The following applies to each exercise: are you unsure whether you’re doing it right? If so, look for an instructional video on the Internet, ask an experienced runner or even better: find a running group with professional trainers.

Rules of stretching

During stretching exercises you can feel whether your muscles are still stiff or tense. By adjusting your training accordingly, you will probably be able to prevent injuries.

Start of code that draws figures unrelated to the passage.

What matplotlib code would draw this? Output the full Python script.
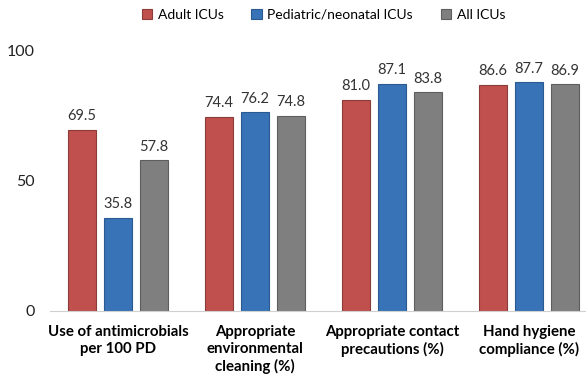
import matplotlib
matplotlib.use("Agg")
import matplotlib.pyplot as plt
import numpy as np

plt.rcParams['font.family'] = ['Lato', 'DejaVu Sans']

categories = ["Use of antimicrobials\nper 100 PD",
              "Appropriate\nenvironmental\ncleaning (%)",
              "Appropriate contact\nprecautions (%)",
              "Hand hygiene\ncompliance (%)"]
series_names = ["Adult ICUs", "Pediatric/neonatal ICUs", "All ICUs"]
adult = [69.5, 74.4, 81.0, 86.6]
pediatric = [35.8, 76.2, 87.1, 87.7]
all_icus = [57.8, 74.8, 83.8, 86.9]

colors = ["#C0504D", "#3873B8", "#7F7F7F"]
edges = ["#8C3B38", "#2B5A90", "#5E5E5E"]

fig = plt.figure(figsize=(5.86, 3.77), dpi=100)
ax = fig.add_axes([50/586, 66/377, 1 - 50/586, 261/377])

x = np.arange(len(categories))
w = 0.21
off = 0.263
for i, (vals, name) in enumerate(zip([adult, pediatric, all_icus], series_names)):
    bars = ax.bar(x + (i - 1)*off, vals, w, color=colors[i], edgecolor=edges[i],
                  linewidth=0.8, label=name)
    for b, v in zip(bars, vals):
        ax.text(b.get_x() + b.get_width()/2, v + 2.5, "{:.1f}".format(v),
                ha='center', va='bottom', fontsize=10.5, color='#333333')

ax.set_xlim(-68/137, 3 + 57/137)
ax.set_ylim(0, 100)
ax.set_yticks([0, 50, 100])
ax.tick_params(axis='y', length=0, pad=11, labelsize=11.5, labelcolor='#222222')
ax.set_xticks(x)
ax.set_xticklabels(categories, fontweight='bold', fontsize=10.8, linespacing=1.25)
ax.tick_params(axis='x', length=0, pad=10)
for s in ['left', 'right', 'top']:
    ax.spines[s].set_visible(False)
ax.spines['bottom'].set_color('#D0D0D0')

fig.legend(loc='upper center', bbox_to_anchor=(0.552, 1.01), ncol=3, frameon=False,
           fontsize=10, handlelength=0.75, handleheight=0.75, handletextpad=0.4,
           columnspacing=2.0)

fig.savefig("out.png", dpi=100)
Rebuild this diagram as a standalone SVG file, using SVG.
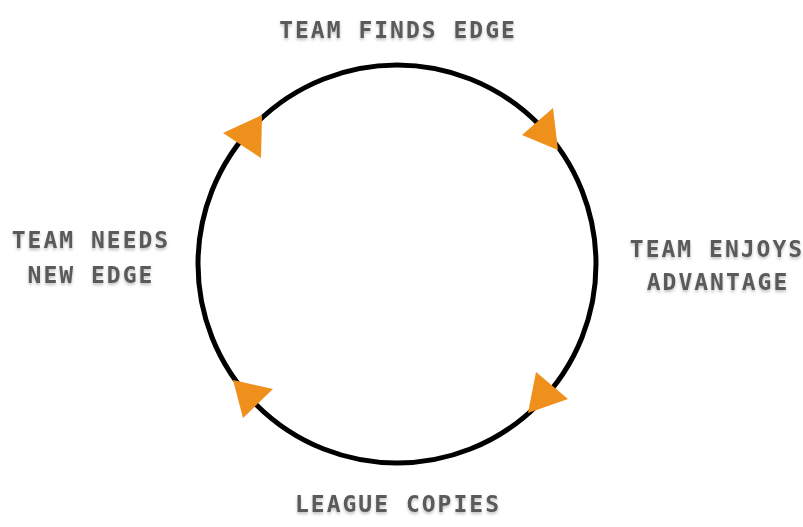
<svg xmlns="http://www.w3.org/2000/svg" width="803" height="527" viewBox="0 0 803 527">
<defs>
<style>
.lbl{font-family:"DejaVu Sans Mono","Liberation Mono",monospace;font-weight:bold;font-size:23px;letter-spacing:2px;fill:#5a5a5a;text-anchor:middle;filter:url(#sh)}
.arr{fill:#EF8F1C}
</style>
<filter id="sh" x="-10%" y="-30%" width="120%" height="170%">
<feDropShadow dx="0" dy="2" stdDeviation="1.5" flood-color="#000" flood-opacity="0.25"/>
</filter>
</defs>
<rect width="803" height="527" fill="#fff"/>
<g id="connectors">
<circle cx="397" cy="264" r="199" fill="none" stroke="#000" stroke-width="5"/>
<polygon class="arr" points="223,133 262,115 261,158"/>
<polygon class="arr" points="522,135 553,108 558,150"/>
<polygon class="arr" points="536,372 568,399 528,413"/>
<polygon class="arr" points="233,380 273,389 243,418"/>
</g>
<g id="n1"><text class="lbl" x="398" y="38">TEAM FINDS EDGE</text></g>
<g id="n2"><text class="lbl" x="717" y="257">TEAM ENJOYS</text><text class="lbl" x="718" y="290">ADVANTAGE</text></g>
<g id="n3"><text class="lbl" x="398" y="512">LEAGUE COPIES</text></g>
<g id="n4"><text class="lbl" x="91" y="248">TEAM NEEDS</text><text class="lbl" x="91" y="283">NEW EDGE</text></g>
</svg>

  • Never stretch to the point of feeling pain. Of course you must feel ‘stretch’. This feeling will diminish after five to ten seconds, after which you can continue the exercise for five to ten seconds.
  • Make sure you do not cool down too much during the stretching exercises. Get out of the wind as much as possible and put on an extra layer if necessary.

Stretching exercises

  • Superficial calf muscles
    Placing your hand on a wall or some other form of support, take a step forward with your left leg. Keep your right leg stretched out with your right foot flat on the ground, pointing straight ahead. Push your hips forward and feel the tension in your calf.
  • Deep calf muscles
    Stand up, take a small step forward with your left foot and lean on your left leg. Keep your right foot flat on the ground and pointing straight ahead. Bend your right knee without lifting your right heel off the ground. Feel the tension that now develops (lower) in your calf.
  • Inner thigh muscles
    Stand with your legs spread and with your feet pointing straight ahead. Put your weight on your right leg, simultaneously bending your right knee and leave your left foot on the ground in the same place. Keep you upper body upright and feel the stretch on the inside of your left thigh.
  • Outer thigh muscles
    Stand on your left foot and cross your right foot diagonally behind the left leg on the ground. Bend your upper body and arms towards the ground and move slightly to the right.
  • Front of the thigh muscles
    Stand up straight with both legs together. Grab one ankle and pull it towards your bottom. Your knee bends and stretches the front of your thigh. Make sure you keep your hip extended and your knee straight to the ground.
  • Back of the thigh muscles
    Stand up straight and place your right leg on a raised surface. Grasp the lower right leg with both hands. While doing so, look up and keep the lower back straight. You will feel tension on the back of your thigh.

Active exercises

After you have finished doing the stretching exercises, it is a good idea to do some active exercises to get the muscles active. Do this in sets of fifteen to twenty repetitions. Some examples of these exercises are:

  • With your legs spread slightly, make broad rotating movements with your pelvis, both clockwise and anti-clockwise.
  • Make large lunges forward alternatingly with your left and right leg, while keeping the back leg on the ground.
  • Make small two-legged jumps, forwards, backwards and sideways.

Running form training

After these more general active exercises, you can move on to specific running form exercises:

  • Tap your bottom with the heels (of your shoes), or at least bring your heels in that direction. Your upper body is relaxed and bent slightly forward.
  • Alternate your feet from heel to toe, developing little forward speed (so-called “tripling”).
  • Do the same as in the exercise described above, but raise your knees until they are horizontal to the ground (so-called “skipping”).
  • Make small running jumps forward, increasing the speed, and then change to walking.

Acceleration runs

After the above exercises, carry out several (2 to 6) runs, starting slowly and increasing your speed towards the end. With each successive run, increase the speed you reach at the end.